False Dilemma is a fallacy, but so is Argument to Moderation.
If I say the sky is blue and you say it's red, compromising and agreeing that it's purple doesn't solve anything.
Gun owners are used to "compromise", ie we had things taken from us without anything being given in return, but eery time a new proposed legislation comes we are told to meet them halfway and compromise.
>"I think the main problem is that americans has been taught to choose side all the time."
Again, this happens all over the world, and sometimes a side has to be chosen.

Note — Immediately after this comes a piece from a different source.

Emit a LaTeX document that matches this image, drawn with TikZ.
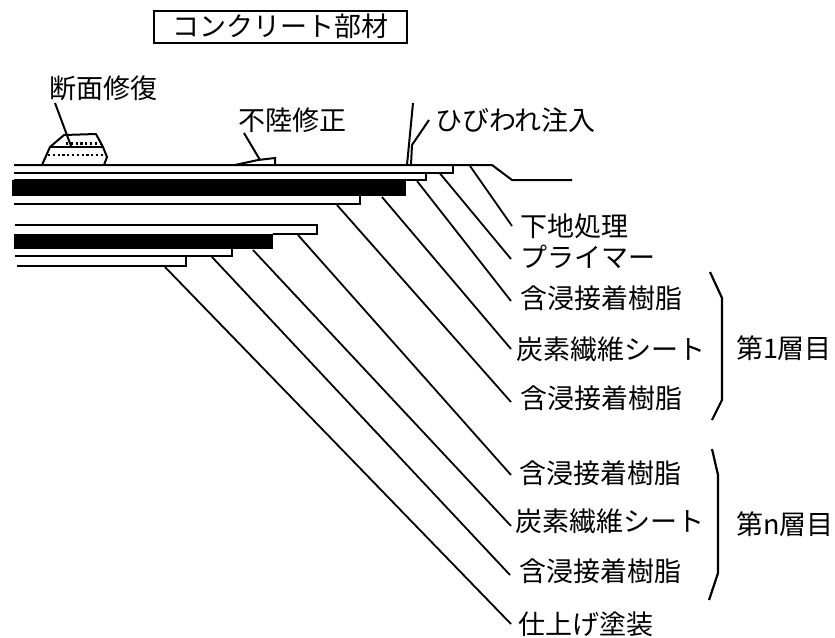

In a subject that matters to me, staying on the fence is hardly going to do me any good. I may stay on the fence on things that don't matter to me at all, and I'm not going to talk about those often, am I? This gives the appearance that I chose sides on everything, when I only did it on like 10% of the subjects. The other 90% are simply not important enough for me to talk about.
So if I care about gun rights, what do I get by staying in the middle ground other than tacitally accepting what the antis want?